– Амбрек, вот он! – воскликнула Вейгела, мыслями возвращаясь к брату. – Представляешь, только что увидела, как в небе прямо надо мной проплывает облако, в точности похожее на замок, который ты описывал!
– Ты увидела что? – переспросил Модест.
– Я…
Вейгела опустила глаза на подушку, впервые видя, как в ложбинках между ее длинными белыми пальцами собираются мягкие нити золотой бахромы. Сквозняк выдувал серебристый тюль из комнаты, и тот парил над землей, расстилаясь волнами в воздухе. Вейгела почувствовала слабость в ногах и потянулась, чтобы опереться на спинку лавки, но ее рука легла на холодный хрусталь и соскользнула. Ладонь обожгла боль, и Вейгела, укачивая кровоточащую руку, оглянулась на холодную стену замка. Толстый хрусталь, преломляя свет в своих острых гранях и царапинах, отразил светлую тень ее испуганного лица.
Она потеряла глаза Неба.
***
Линос покорно ожидал в коридоре, пока его позовут обратно в комнату принцессы. С первого дня, как он узнал о ее болезни, юноша почти не покидал ее комнаты, напрасно желая ободрить ее своим присутствием: оно было обременительно для Вейгелы, читавшей в его душе то, что скрывало его лицо. Тем не менее, она не прогоняла его, и Линос продолжал приходить, проводя у нее те часы, которые были свободны от работы с Великим наставником и осмотра больных. В эти дни он почти не спал, но усталости не чувствовал: каждое утро – несколько часов, что он проводил в кровати, потому что лекарство должно было настояться и остыть, – он просыпался бодрым в предчувствии наслаждения, которое ему доставит общество принцессы, – наслаждения, похожего на то, какое он испытывал в юности, издалека угадывая ее по глубокому синему сиянию и, боясь показаться навязчивым, нетерпеливо ожидая, когда она его позовет. Но сегодня, войдя в комнату Вейгелы и почувствовав на лице ее осознанный взгляд, вдруг лишившийся проницательности и остановившийся на поверхности кожи, он понял, что произошло прежде, чем она сказала, и испугался. Бывали дни, когда Линосу казалось, что принцесса здорова, бывали дни, когда он верил, что она одолеет болезнь, не выдававшую свое присутствие ничем, кроме мелких язв на теле, но потеря внутреннего зрения отобрала у него надежду. Медленно – медленнее, чем другие дети, но также неотвратимо, – принцесса умирала.
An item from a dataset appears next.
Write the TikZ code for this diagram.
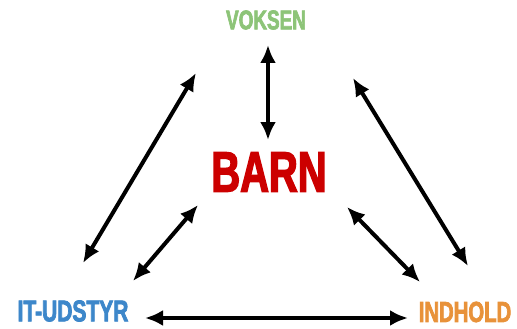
\documentclass[tikz,border=0pt]{standalone}
\usepackage{fontspec}
\newfontfamily\skrift{Liberation Sans}[FakeStretch=0.7,FakeBold=2.4]
\usetikzlibrary{arrows.meta}
\definecolor{groen}{HTML}{8DC478}
\definecolor{roed}{HTML}{CC0000}
\definecolor{blaa}{HTML}{3D87CA}
\definecolor{orange}{HTML}{E8923A}
\begin{document}
\begin{tikzpicture}[>={Latex[length=18pt,width=16pt]},line width=4pt,x=1pt,y=-1pt]
\useasboundingbox (0,0) rectangle (517,329);
\tikzset{ord/.style={inner sep=0pt}}
\node[ord,text=groen,font=\skrift\bfseries\fontsize{27}{27}\selectfont] (voksen) at (266,20) {VOKSEN};
\node[ord,text=roed,font=\skrift\bfseries\fontsize{57}{57}\selectfont] (barn) at (269,172) {BARN};
\node[ord,text=blaa,font=\skrift\bfseries\fontsize{30}{30}\selectfont] (it) at (73,311) {IT-UDSTYR};
\node[ord,text=orange,font=\skrift\bfseries\fontsize{29}{29}\selectfont] (indhold) at (465,312) {INDHOLD};
% pilenes endepunkter
\coordinate (vb1) at (268,45);  \coordinate (vb2) at (268,140);
\coordinate (vi1) at (196,73);  \coordinate (vi2) at (83,263);
\coordinate (vh1) at (353,78);  \coordinate (vh2) at (468,266);
\coordinate (bi1) at (198,205); \coordinate (bi2) at (133,281);
\coordinate (bh1) at (347,207); \coordinate (bh2) at (420,282);
\coordinate (ih1) at (145,318); \coordinate (ih2) at (408,318);
\def\pil#1#2{
	\draw[<->] (#1) -- (#2);
}
\pil{vb1}{vb2}
\pil{vi1}{vi2}
\pil{vh1}{vh2}
\pil{bi1}{bi2}
\pil{bh1}{bh2}
\pil{ih1}{ih2}
\end{tikzpicture}
\end{document}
Служанка вышла из комнаты и пригласила его войти.
– Случай поразительный, – объявил придворный лекарь. – Скажите еще раз, как вы поняли, что ваше зрение изменилось?
– Я лежала на подушках на балконе, смотрела на небо, – повторила Вейгела, раздраженно отводя взгляд от зеркала. – А потом вдруг поняла, что вижу облака.
– И не было полной слепоты? – продолжал допытываться Лусцио, упиваясь загадкой, какую ему подкинуло состояние принцессы. – Такого, что вы не видели совсем ничего?
– Я же уже сказала, что нет. Я только закрыла глаза ненадолго.
– Поразительно, просто поразительно! – лекарь обернулся к Линосу, и на лице его, всегда веселом, читался неуместный восторг. – Можно с уверенностью сказать, что болезнь странным образом не прогрессирует. Лимбаг в пассивной фазе, так что не случилось ничего необратимого. Время принцессы по-прежнему далеко.
– Однако же ее глаза, – неуверенно начал Линос. Утрата глаз Неба испугала его даже больше, чем новость о том, что принцесса заразилась алладийской чумой. Отчасти потому, что у Вейгелы не было ни шанса избежать заражения после того, как заболела Астра, и Линос готовил себя к этому, отчасти еще потому, что глаза Неба имели сакральное значение для неферу.
– Ну что тут можно сказать? Принцесса стала немного старше, – Лусцио ободряюще улыбнулся Вейгеле. – Ваше высочество держится бодрячком. Прошло уже столько дней с момента заражения, а вы все еще в прекрасной форме! Пока у вас нет озноба и ничего не болит, можно считать, что вы все равно что здоровы.